Aucun chasseur allemand de l'époque n'offrait une telle finesse, une telle élégance de pilotage. 
Après avoir repéré les points délicats de ce pur-sang, il nous restait plus qu'à nous livrer aux joies du pilotage d'un avion fin, aux performances encore très honnêtes.
 D'ailleurs, le Messerschmitt Bf 109 G-6, avec ses blindages et son armement, que j'ai piloté brièvement à la fin du printemps 1944, n'était guère plus performant et, en tous cas, moins maniable. […] 

C'est incontestablement sur Dewoitine D 520 que j'ai connu mes plus grandes joies de pilote

Quelques mois plus tard, alors que j'affrontais les redoutables chasseurs américains à bord d'un FW 190 au-dessus de l'Allemagne, il m'est souvent arrivé de penser avec une certaine nostalgie à cet agile petit chasseur français.


Avis italiens

En 1943, les Italiens ont utilisé plusieurs dizaines de D 520 de récupération pour attaquer les bombardiers quadrimoteurs Américains. 

Leurs roulette de queue fut bloquée pour éviter la tendance au cheval de bois à l'atterrissage (comme quoi il eut été possible de mettre au point cet avion avec des solutions simples). 

Deux opinions sont en présence, l'une rapportée par Raymond Danel, où ils auraient déploré la légèreté de ses commandes. 

Ces pilotes Italiens-là ne l'aimèrent pas du tout, ce qui peut s'expliquer de plusieurs manières : d'abord, aucun Français ne les avait prévenu que les manœuvres de combat ne devaient pas être pratiquée avec de l'essence dans les réservoirs d'ailes (qui ne servaient que pour le convoyage et provoquaient des anomalies sérieuses de comportement en virages brutaux contrariés), d'autre part, il manquait environ 250 Cv à cet avion pour être "dans le coup"au niveau du combat en 1943, enfin, il demandait, comme tout avion de chasse, un temps d'adaptation que les Italiens ne pourront pas acquérir (les premiers D 520 arrivant en avril 1943 et l'armistice intervenant en août de la même année).  

L'as Luigi Gorrini, ancien de la guerre d'Espagne et pilote de Macchi 202, exprime une opinion bien différente

En 1943, alors qu’il fut amené à voler sur D 520 pour en définir les consignes de vol, il fut d'abord prévenu par les Allemands que les Français ne leur fourniront aucune explication ni aucune aide, trop contents s'ils se retrouvent écrasés au sol. 

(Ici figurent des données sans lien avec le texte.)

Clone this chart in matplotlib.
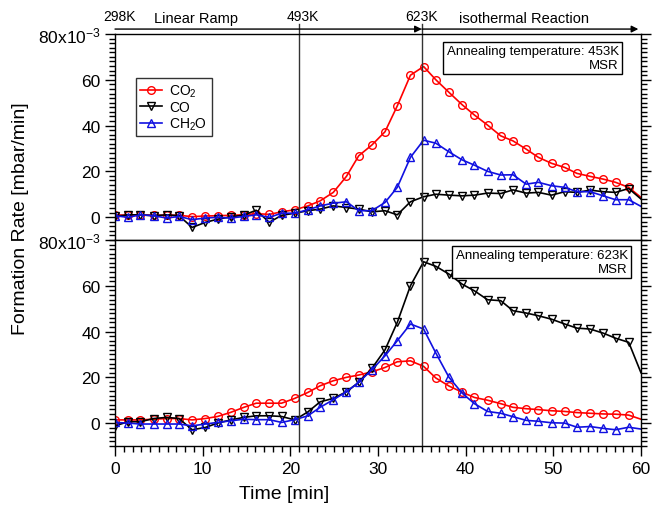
import matplotlib
matplotlib.use("Agg")
import matplotlib.pyplot as plt
import numpy as np
from matplotlib.ticker import MultipleLocator

plt.rcParams['font.family'] = ['Liberation Sans', 'DejaVu Sans']
plt.rcParams['mathtext.default'] = 'regular'

# sample times (min), markers sit on these
times = [0, 1.5, 2.9, 4.4, 5.9, 7.3, 8.8, 10.3, 11.7, 13.2, 14.7, 16.1, 17.6, 19.0,
         20.5, 22.0, 23.4, 24.9, 26.4, 27.8, 29.3, 30.8, 32.2, 33.7, 35.2, 36.6, 38.1,
         39.6, 41.0, 42.5, 44.0, 45.4, 46.9, 48.3, 49.8, 51.3, 52.7, 54.2, 55.7, 57.1, 58.6]
t_end = 60

# annealing 453K (upper panel), mbar/min x 1e-3
co2_453 = [1.0, 0.8, 1.0, 0.8, 0.8, 0.8, 0.2, 0.5, 0.6, 0.8, 1.0, 1.5, 1.2, 2.3,
           3.2, 4.9, 7.1, 10.8, 17.8, 26.8, 31.5, 37.3, 48.6, 62.0, 65.8, 60.0, 54.5,
           49.1, 44.6, 40.2, 35.5, 33.3, 29.7, 26.1, 23.5, 21.7, 19.1, 17.8, 16.6, 15.2, 13.0]
co_453 = [0.3, 1.0, 1.0, 0.6, 1.0, 0.6, -4.5, -2.3, -0.9, 0.1, 0.9, 3.0, -2.3, 0.8,
          1.7, 2.8, 3.5, 4.9, 4.2, 3.5, 2.3, 2.8, 1.0, 6.7, 8.9, 10.0, 9.6,
          9.3, 9.6, 10.5, 10.3, 11.9, 10.5, 10.8, 9.6, 11.1, 10.8, 11.8, 11.1, 10.8, 12.5]
ch2o_453 = [0.6, -0.1, 1.0, 0.6, -0.4, 0.3, -1.1, -0.4, -0.1, -0.4, 0.3, 1.0, -0.1, 1.7,
            1.7, 3.2, 4.9, 6.1, 6.7, 2.8, 2.8, 6.4, 13.0, 26.1, 33.6, 32.3, 28.5,
            25.0, 22.7, 20.0, 18.4, 18.5, 14.4, 15.2, 13.7, 13.0, 11.1, 11.1, 9.3, 7.6, 7.6]
end_453 = {'co2': 8.6, 'co': 7.9, 'ch2o': 4.7}

# annealing 623K (lower panel)
co2_623 = [1.4, 1.4, 1.4, 1.7, 2.0, 2.0, 1.4, 2.0, 2.9, 4.7, 6.9, 8.7, 8.7, 8.7,
           10.8, 13.4, 16.3, 18.5, 20.0, 21.0, 22.4, 24.3, 26.8, 27.2, 24.8, 19.7, 16.2,
           13.5, 11.2, 10.0, 8.5, 6.9, 6.3, 5.9, 5.4, 5.1, 4.6, 4.3, 4.0, 3.9, 3.5]
co_623 = [-1.2, 0.6, 0.6, 2.0, 2.5, 2.0, -2.9, -1.9, 0.0, 1.4, 2.5, 3.2, 3.2, 2.9,
          1.4, 4.9, 9.3, 10.8, 13.7, 17.8, 23.9, 32.0, 44.0, 60.0, 70.5, 68.5, 65.1,
          60.7, 57.8, 53.9, 53.5, 49.1, 48.1, 46.9, 45.4, 43.3, 41.5, 41.1, 39.3, 37.1, 35.3]
ch2o_623 = [0.3, 0.0, -0.4, -0.4, -0.4, -0.4, -1.2, -0.4, 0.3, 1.0, 1.7, 1.5, 1.5, 0.3,
            1.5, 3.2, 6.9, 10.2, 13.7, 17.8, 23.3, 29.4, 36.0, 43.3, 41.1, 30.6, 20.0,
            13.1, 8.5, 5.1, 4.3, 2.8, 1.2, 0.8, 0.15, 0.0, -1.8, -1.5, -2.3, -2.9, -1.8]
end_623 = {'co2': 1.7, 'co': 22.0, 'ch2o': -2.6}

ramp_end = 21
iso_start = 35
temp_labels = [(0.5, '298K'), (21.4, '493K'), (35, '623K')]
stage_labels = [(9.2, 'Linear Ramp'), (46.7, 'isothermal Reaction')]

fig = plt.figure(figsize=(6.52, 5.06), dpi=100)
ax1 = fig.add_axes([0.1764, 0.5237, 0.8067, 0.4071])
ax2 = fig.add_axes([0.1764, 0.1166, 0.8067, 0.4071])


def draw(ax, co2, co, ch2o, ends):
    t = times + [t_end]
    ax.plot(t, co2 + [ends['co2']], color='red', lw=1.2, marker='o', ms=5.5,
            mfc='none', mec='red', markevery=range(len(times)), label='CO$_2$')
    ax.plot(t, co + [ends['co']], color='black', lw=1.2, marker='v', ms=5.5,
            mfc='none', mec='black', markevery=range(len(times)), label='CO')
    ax.plot(t, ch2o + [ends['ch2o']], color='#1010e0', lw=1.2, marker='^', ms=5.5,
            mfc='none', mec='#1010e0', markevery=range(len(times)), label='CH$_2$O')
    ax.set_xlim(0, 60)
    ax.set_ylim(-10, 80)
    ax.set_yticks([0, 20, 40, 60, 80])
    ax.set_yticklabels(['0', '20', '40', '60', '80x10$^{-3}$'])
    ax.yaxis.set_minor_locator(MultipleLocator(2))
    ax.xaxis.set_major_locator(MultipleLocator(10))
    ax.xaxis.set_minor_locator(MultipleLocator(1))
    ax.tick_params(which='both', direction='out', right=True, top=False, labelsize=12.5)
    ax.tick_params(which='major', length=7, width=1)
    ax.tick_params(which='minor', length=4, width=1)
    for s in ax.spines.values():
        s.set_linewidth(1.0)


draw(ax1, co2_453, co_453, ch2o_453, end_453)
draw(ax2, co2_623, co_623, ch2o_623, end_623)

ax1.tick_params(axis='x', which='both', bottom=False, labelbottom=False)

# stage boundaries
ax1.axvline(ramp_end, ymin=0, ymax=1.05, color='#333333', lw=1, clip_on=False)
ax1.axvline(iso_start, ymin=0, ymax=1.05, color='#333333', lw=1, clip_on=False)
ax2.axvline(ramp_end, color='#333333', lw=1)
ax2.axvline(iso_start, color='#333333', lw=1)

# arrows over the top panel
trans = ax1.get_xaxis_transform()
ax1.annotate('', xy=(iso_start, 1.024), xytext=(0, 1.024), xycoords=trans, textcoords=trans,
             arrowprops=dict(arrowstyle='-|>', color='black', lw=1, mutation_scale=10,
                             shrinkA=0, shrinkB=0), annotation_clip=False)
ax1.annotate('', xy=(59.7, 1.024), xytext=(iso_start, 1.024), xycoords=trans, textcoords=trans,
             arrowprops=dict(arrowstyle='-|>', color='black', lw=1, mutation_scale=10,
                             shrinkA=0, shrinkB=0), annotation_clip=False)
for x, s in temp_labels:
    ax1.text(x, 1.087, s, transform=trans, ha='center', va='center', fontsize=10)
for x, s in stage_labels:
    ax1.text(x, 1.08, s, transform=trans, ha='center', va='center', fontsize=10.5)

box = dict(boxstyle='square,pad=0.25', fc='white', ec='black', lw=1)
ax1.text(0.958, 0.947, 'Annealing temperature: 453K\nMSR', transform=ax1.transAxes,
         ha='right', va='top', fontsize=9.5, multialignment='right', bbox=box)
ax2.text(0.975, 0.957, 'Annealing temperature: 623K\nMSR', transform=ax2.transAxes,
         ha='right', va='top', fontsize=9.5, multialignment='right', bbox=box)

leg = ax1.legend(loc='upper left', bbox_to_anchor=(0.04, 0.785), fontsize=10,
                 frameon=True, fancybox=False, edgecolor='black', handlelength=1.6,
                 borderpad=0.3, labelspacing=0.1, handletextpad=0.5, borderaxespad=0)
leg.get_frame().set_linewidth(1)

fig.text(0.032, 0.567, 'Formation Rate [mbar/min]', rotation=90, ha='center', va='center',
         fontsize=14)
fig.text(0.436, 0.022, 'Time [min]', ha='center', va='center', fontsize=14)

fig.savefig('out.png', dpi=100)
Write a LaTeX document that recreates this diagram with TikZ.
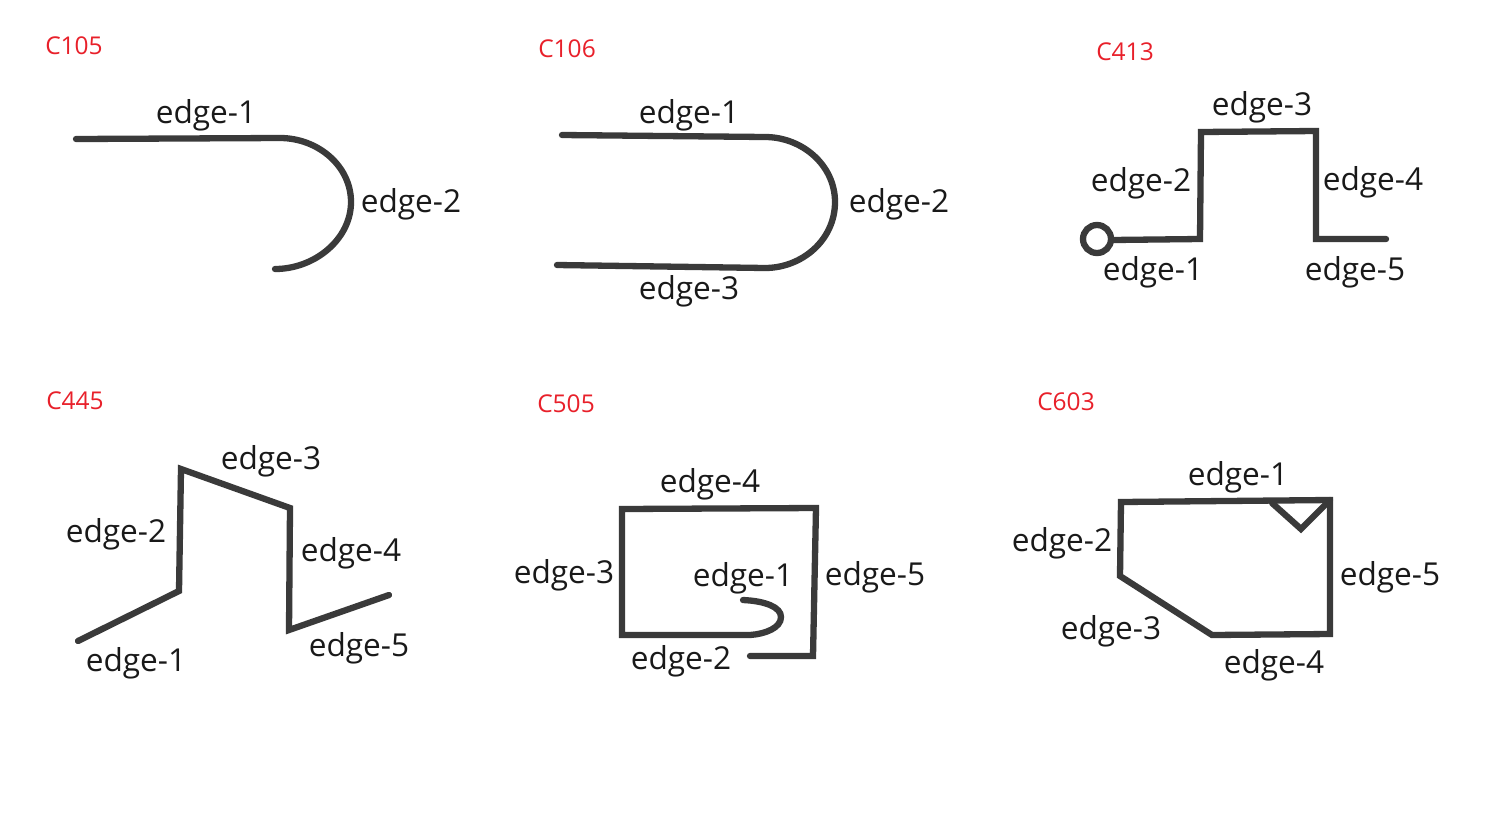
\documentclass[tikz,border=0pt]{standalone}
\usepackage{fontspec}
\setmainfont{Open Sans}
\definecolor{ink}{HTML}{3A3A3A}
\definecolor{tagred}{HTML}{E8202A}
\tikzset{
  x=1pt,y=-1pt,
  stroke/.style={draw=ink,line width=6.3pt,line join=miter,line cap=round},
  lab/.style={text=black!90,font=\fontsize{31.6}{34}\selectfont,inner sep=0pt,anchor=center,yshift=-2.5pt},
  tag/.style={text=tagred,font=\fontsize{24.5}{28}\selectfont,inner sep=0pt,anchor=center},
}
\begin{document}
\begin{tikzpicture}
\useasboundingbox (0,0) rectangle (1491,812);
% tags
\node[tag] (t1) at (74,46) {C105};
\node[tag] (t2) at (567,49) {C106};
\node[tag] (t3) at (1125,52) {C413};
\node[tag] (t4) at (75,401) {C445};
\node[tag] (t5) at (566,404) {C505};
\node[tag] (t6) at (1066,402) {C603};
% C105
\draw[stroke] (76,139) -- (280,138) .. controls (318,138) and (351,166) .. (351,202) .. controls (351,239) and (315,269) .. (275,269);
\node[lab] (a1) at (206,113) {edge-1};
\node[lab] (a2) at (411,202) {edge-2};
% C106
\draw[stroke] (562,135) -- (765,137) .. controls (802,137) and (835,165) .. (835,202) .. controls (835,240) and (802,268) .. (765,268) -- (557,265);
\node[lab] (b1) at (689,113) {edge-1};
\node[lab] (b2) at (899,202) {edge-2};
\node[lab] (b3) at (689,289) {edge-3};
% C413
\draw[stroke] (1112,240) -- (1200,239) -- (1201,132) -- (1316,131) -- (1316,239) -- (1386,239);
\draw[draw=ink,line width=6.3pt] (1097,239) circle (14);
\node[lab] (c1) at (1153,270) {edge-1};
\node[lab] (c2) at (1141,181) {edge-2};
\node[lab] (c3) at (1262,105) {edge-3};
\node[lab] (c4) at (1373,180) {edge-4};
\node[lab] (c5) at (1355,270) {edge-5};
% C445
\draw[stroke] (78,641) -- (179,591) -- (181,469) -- (290,508) -- (289,630) -- (389,595);
\node[lab] (d1) at (136,661) {edge-1};
\node[lab] (d2) at (116,532) {edge-2};
\node[lab] (d3) at (271,459) {edge-3};
\node[lab] (d4) at (351,551) {edge-4};
\node[lab] (d5) at (359,646) {edge-5};
% C505
\draw[stroke] (743,600) .. controls (765,601) and (781,607) .. (781,617) .. controls (781,628) and (765,634) .. (750,635) -- (622,635) -- (622,509) -- (816,508) -- (813,656) -- (750,656);
\node[lab] (e1) at (743,576) {edge-1};
\node[lab] (e2) at (681,659) {edge-2};
\node[lab] (e3) at (564,573) {edge-3};
\node[lab] (e4) at (710,482) {edge-4};
\node[lab] (e5) at (875,575) {edge-5};
% C603
\draw[stroke] (1121,502) -- (1120,576) -- (1212,635) -- (1330,634) -- (1330,500) -- cycle;
\draw[stroke] (1272,503) -- (1301,529) -- (1330,500);
\node[lab] (f1) at (1238,475) {edge-1};
\node[lab] (f2) at (1062,541) {edge-2};
\node[lab] (f3) at (1111,629) {edge-3};
\node[lab] (f4) at (1274,663) {edge-4};
\node[lab] (f5) at (1390,575) {edge-5};
\end{tikzpicture}
\end{document}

Il rapporte ensuite son expérience :
"Quand il fut en l'air, il rentra le train d'atterrissage et les volets et commença à monter. Il s'aperçut tout à coup qu'il avait affaire à un "seigneur du ciel" bien équilibré, avec un moteur puissant, des commandes répondant avec douceur et rapidement. Il testa la tenue de l'avion à vitesse minimale et trouva la machine parfaite et extrêmement maniable, comme du reste il avait pu s'en rendre compte lors du combat sur le Cannet des Maures, le 15 juin 1940"combat pendant lequel P. Le Gloan a abattu quatre CR 42 et un BR 20. Dans une autre interview, il expliquera que le rapport entre un Dewoitine et un Fiat CR 42 était de même nature qu’entre un tricycle et une Ferrari. 


Les pilotes de la chasse de nuit Italienne, eux aussi, préféreront le Dewoitine au CR 42. En somme, les pilotes expérimentés et amateurs de voltige, de quelques nationalité qu'ils soient, seront toujours à l'aise dans cet avion et les autres, non.